Sur le terrain procédural, les prétentions nouvelles du bailleur contre le prestataire, non signifiées à la partie défaillante, sont déclarées irrecevables sur le fondement de l’article 68 du code de procédure civile. Cette rigueur rappelle que l’appel en garantie ou la résolution en chaîne exigent la régularité de la saisine et la notification effective des conclusions aux intéressés. La portée est double: sécuriser le contradictoire et éviter qu’un débat principal n’absorbe, sans forme, un litige distinct avec un intervenant.
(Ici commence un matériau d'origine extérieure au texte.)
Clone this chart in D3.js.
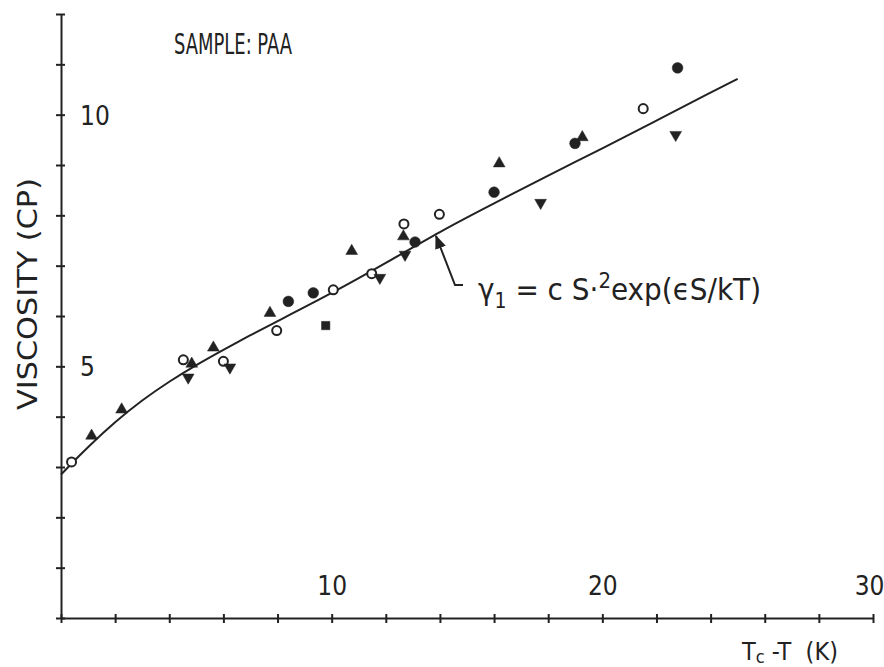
<!DOCTYPE html>
<html>
<head>
<meta charset="utf-8">
<script src="https://cdn.jsdelivr.net/npm/d3@7"></script>
<style>
  body { margin: 0; background: #fff; }
  svg { display: block; }
  text { font-family: "DejaVu Sans Condensed", "DejaVu Sans", sans-serif; fill: #222; white-space: pre; }
</style>
</head>
<body>
<svg id="chart" width="884" height="667"></svg>
<script>
// axis ticks / labels
var xTickValues = [0, 2, 4, 6, 8, 10, 12, 14, 16, 18, 20, 22, 24, 26, 28, 30];
var xTickLabels = { 10: "10", 20: "20", 30: "30" };
var yTickValues = [0, 1, 2, 3, 4, 5, 6, 7, 8, 9, 10, 11, 12];
var yTickLabels = { 5: "5", 10: "10" };

// fitted curve (Tc-T, viscosity)
var curveX = [0, 0.5, 1, 2, 3, 4, 5, 6, 7, 8, 10, 12, 14, 16, 18, 20, 22, 24, 25];
var curveY = [2.85, 3.13, 3.4, 3.9, 4.33, 4.7, 5.03, 5.33, 5.62, 5.9, 6.45, 7.05, 7.68, 8.24, 8.79, 9.33, 9.88, 10.44, 10.71];

// measured points, one array per marker
var openCircle = [[0.39, 3.1], [4.52, 5.13], [6.0, 5.1], [7.97, 5.71], [10.06, 6.52], [11.48, 6.84], [12.67, 7.83], [13.98, 8.02], [21.51, 10.12]];
var filledCircle = [[8.4, 6.29], [9.32, 6.46], [13.08, 7.47], [16.0, 8.46], [18.99, 9.43], [22.78, 10.93]];
var upTriangle = [[1.13, 3.62], [2.24, 4.14], [4.83, 5.05], [5.63, 5.37], [7.72, 6.06], [10.74, 7.29], [12.65, 7.58], [16.19, 9.03], [19.26, 9.55]];
var downTriangle = [[4.7, 4.78], [6.24, 4.98], [11.78, 6.76], [12.71, 7.22], [17.72, 8.25], [22.71, 9.6]];
var filledSquare = [[9.78, 5.81]];

var svg = d3.select("#chart");
var ink = "#222";

var x = d3.scaleLinear().domain([0, 30]).range([61, 873]);
var y = d3.scaleLinear().domain([0, 12]).range([618, 14]);

// x axis, ticks crossing the line, labels above it
var gx = svg.append("g")
  .attr("transform", "translate(0," + y(0) + ")")
  .call(d3.axisBottom(x).tickValues(xTickValues).tickSizeOuter(0)
    .tickFormat(function(d) { return xTickLabels[d] || ""; }));
gx.select(".domain").attr("stroke", ink).attr("stroke-width", 2);
gx.selectAll(".tick line").attr("stroke", ink).attr("stroke-width", 2).attr("y1", -4).attr("y2", 5);
gx.selectAll(".tick text").attr("y", -23).attr("dy", 0)
  .attr("font-size", 26).attr("fill", ink)
  .attr("text-anchor", function(d) { return d === 30 ? "end" : "middle"; })
  .attr("x", function(d) { return d === 30 ? 11 : 0; });

// y axis, labels to the right
var gy = svg.append("g")
  .attr("transform", "translate(" + x(0) + ",0)")
  .call(d3.axisLeft(y).tickValues(yTickValues).tickSizeOuter(0)
    .tickFormat(function(d) { return yTickLabels[d] || ""; }));
gy.select(".domain").attr("stroke", ink).attr("stroke-width", 2);
gy.selectAll(".tick line").attr("stroke", ink).attr("stroke-width", 2).attr("x1", -5).attr("x2", 4);
gy.selectAll(".tick text").attr("x", 19).attr("dy", "0.36em").attr("text-anchor", "start")
  .attr("font-size", 26).attr("fill", ink);
svg.selectAll(".tick text").attr("font-family", null);

// curve
var curve = curveX.map(function(v, i) { return [v, curveY[i]]; });
svg.append("path")
  .datum(curve)
  .attr("fill", "none")
  .attr("stroke", ink)
  .attr("stroke-width", 2)
  .attr("d", d3.line()
    .x(function(d) { return x(d[0]); })
    .y(function(d) { return y(d[1]); })
    .curve(d3.curveBasis));

// markers
function drawSet(data, type, size, filled, rotate) {
  svg.append("g").selectAll("path")
    .data(data)
    .enter().append("path")
    .attr("d", d3.symbol().type(type).size(size))
    .attr("transform", function(d) {
      return "translate(" + x(d[0]) + "," + y(d[1]) + ")" + (rotate ? " rotate(180)" : "");
    })
    .attr("fill", filled ? ink : "#fff")
    .attr("stroke", ink)
    .attr("stroke-width", filled ? 0.5 : 2);
}
drawSet(openCircle, d3.symbolCircle, 64, false, false);
drawSet(filledCircle, d3.symbolCircle, 90, true, false);
drawSet(upTriangle, d3.symbolTriangle, 60, true, false);
drawSet(downTriangle, d3.symbolTriangle, 60, true, true);
drawSet(filledSquare, d3.symbolSquare, 70, true, false);

// axis titles
svg.append("text")
  .attr("transform", "translate(37,294) rotate(-90)")
  .attr("text-anchor", "middle")
  .attr("font-size", 27)
  .attr("textLength", 232)
  .attr("lengthAdjust", "spacingAndGlyphs")
  .text("VISCOSITY (CP)");

var xt = svg.append("text")
  .attr("x", 742).attr("y", 660)
  .attr("font-size", 25);
xt.append("tspan").text("T");
xt.append("tspan").attr("font-size", 18).attr("dy", 3).text("c");
xt.append("tspan").attr("dy", -3).text(" -T  (K)");

// sample label
svg.append("text")
  .attr("x", 174).attr("y", 54)
  .attr("font-size", 29)
  .attr("textLength", 118)
  .attr("lengthAdjust", "spacingAndGlyphs")
  .text("SAMPLE: PAA");

// equation with arrow
var eq = svg.append("text")
  .attr("x", 478).attr("y", 300)
  .attr("font-size", 31);
eq.append("tspan").text("\u03b3");
eq.append("tspan").attr("font-size", 21).attr("dy", 8).text("1");
eq.append("tspan").attr("dy", -8).text(" = c S\u00b7");
eq.append("tspan").attr("font-size", 22).attr("dy", -12).text("2");
eq.append("tspan").attr("dy", 12).text("exp(\u03f5S/kT)");

svg.append("defs").append("marker")
  .attr("id", "head")
  .attr("viewBox", "0 0 10 10")
  .attr("refX", 9).attr("refY", 5)
  .attr("markerWidth", 7).attr("markerHeight", 7)
  .attr("orient", "auto")
  .append("path")
  .attr("d", "M0,1L10,5L0,9Z")
  .attr("fill", ink);

svg.append("path")
  .attr("d", "M463,285L455,285L436,236")
  .attr("fill", "none")
  .attr("stroke", ink)
  .attr("stroke-width", 2)
  .attr("marker-end", "url(#head)");
</script>
</body>
</html>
La solution présente une utilité immédiate pour les montages dits “trilatéraux” autour des solutions télécoms et informatiques clés en main. Elle confirme que l’article 1186, désormais codifié, offre une réponse efficace lorsque la prestation déterminante disparaît et rend l’économie du contrat résiduel dénuée de sens. Elle suggère, pour les bailleurs, de clarifier l’absence d’interdépendance ou l’interopérabilité du matériel, et, pour les preneurs, de documenter précisément les défauts selon les canaux contractuels. Elle conduit, enfin, à calibrer les clauses résolutoires en distinguant nettement la notification du défaut et la notification de résiliation, afin d’éviter toute contestation quant à la nécessité d’une mise en demeure supplémentaire.